Monday, 1 February 2016

Review: Great Expectations by Charles Dickens

Title: Great Expectations
Author: Charles Dickens
Year: 1861
Publisher: Wordsworth Classics
Pages: 412

Great Expectations follows the orphan Pip, who lives with his sister, known as Mrs Joe, and her husband Joe. The novel is a classic example of the Bildungsroman, as it really describes Pip's development as a character. Still a kid, he is sent to London to be educated and turned into a true gentleman. We get to know him before, at the time of, and after the education. A lot happens in this novel, and one of the most influential events is at the very beginning: As a young boy he helps a convict escape by providing him with food and a file. It haunts him throughout his life, continuously thinking about the consequences of this act. But many more things happen: he meets interesting characters such as Miss Haversham, Pumblechoock, Herbert Pocket, and the enchanting Estella. He also redefines his relationship with people he already knew, and above all, he learns to know himself.

This was my first full length novel by Dickens. I picked this one as my first for two reasons: it's one of the most famous ones, as well as one of his shorter novels. Perhaps the latter shouldn't be a reason, and perhaps I should feel ashamed for admitting it, but come on, Dickens is intimidating as it is. So I started Great Expectations at the very beginning of the year, my first read of 2016.

To a certain extent, I regret reading this to set off my new year. I feel like a short but amazing read would have probably prevented the reading slump I was in for the month of January. For the past few years, there have been few months in which I only read one novel, but January 2016 was one of them. This was partly due to the fact that Great Expectations took me a long time to get through, just because I wasn't fully invested in the story, The beginning really did draw me in, and I loved it, but it gradually started to bore me. I didn't find the main character the most interesting one, and I was constantly longing to know more about side characters, while really only getting to know Pip. While Pip still is interesting, and a well-rounded character for sure, I wish more characters were described in great depth. For example, Miss Haversham, about whom, admittedly, we learn a lot, deserved a whole novel for her own story.

There's no doubt this novel is a classic. It's written beautifully and themes such as self-improvement and social class truly describe the troubles of nineteenth century England, But as a novel about ambition, about self-improvement, I was disappointed by how little the novel inspired me. It barred me as a reader, a writer and a critic. While reading it, I was constantly thinking about what to write in my review, and I just didn't know - what would I read afterwards, I didn't know - what did I think about this novel, I didn't know.

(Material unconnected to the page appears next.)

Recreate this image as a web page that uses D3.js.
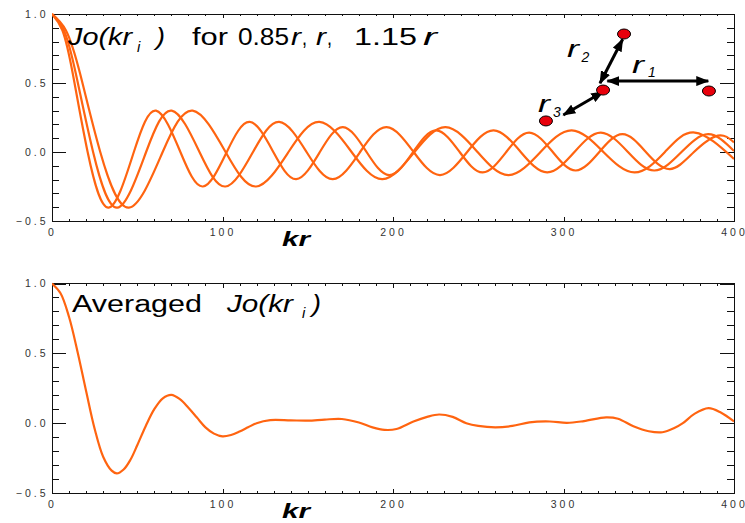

A couple of weeks after having finished the novel, letting it sink in, I know I enjoyed it. The story was good and solid, and I really enjoyed the reading. But I surely was disappointed by it. Nonetheless, I'm excited to read more Dickens, although I'm definitely going to wait a few months before I do.

As I said, I didn't read another novel after having read this. I started a few, but with each one, I was afraid it would disappoint me like Great Expectations did. After a while, I decided that perhaps, I just wasn't in the mood for reading, and I should let it go. So I did. I read a bit of nonfiction, a bit of philosophy, which did inspire me to write again, to follow my own ambitions. So I decided to start off February a little bit better: I read a few pages in a new book, I wrote this review, and I tidied the house. Sounds like the start of a good month. We'll see.